A few days later, I was getting a medical procedure done when I flagged down the nurse and asked her if a reaction I was having was normal.
The good news? It was.
The bad news? It wasn’t going to go away and there wasn’t much they could do about it.
There was that vulnerable moment again…feeling sick, feeling hot, feeling my back against a wall and needing…something…I asked the nurse for cold water.
It appeared in the form of that same miniature water bottle I’d seen a few days earlier.
I stared at it in my hand before tearing off the lid and letting the cold water roll down my throat, hoping to ease the sickness.

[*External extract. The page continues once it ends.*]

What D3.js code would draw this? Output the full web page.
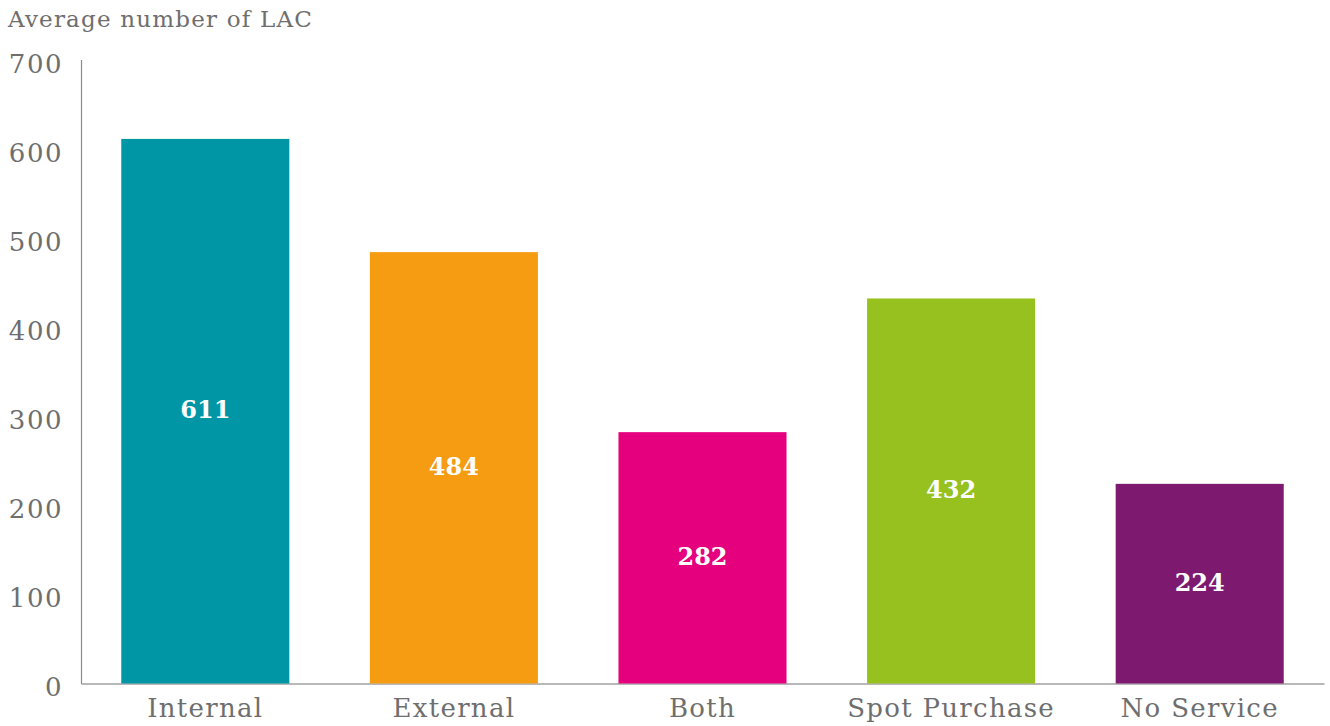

Once again, I opted to carry the bottle home with me to at least see it placed in a recycling bin.
But what I really carried away with me was the sense that yes, I was doing my best. I was noticing the times when I faltered and they were making me stronger, more aware, of the changes I can make and of the changes we as a population need to make.
Could the airport install a water bottle filling station, perhaps? I think I might ask.
Could I bring a water bottle with me the next time I have a medical procedure, just in case? I think I might.
Live and let be. I’m not letting it go because it drives me to make changes, but I am letting it be because I can’t change the past. I can only strive to make the future better.
And maybe, that’s what the Mindful Life Challenge is really all about.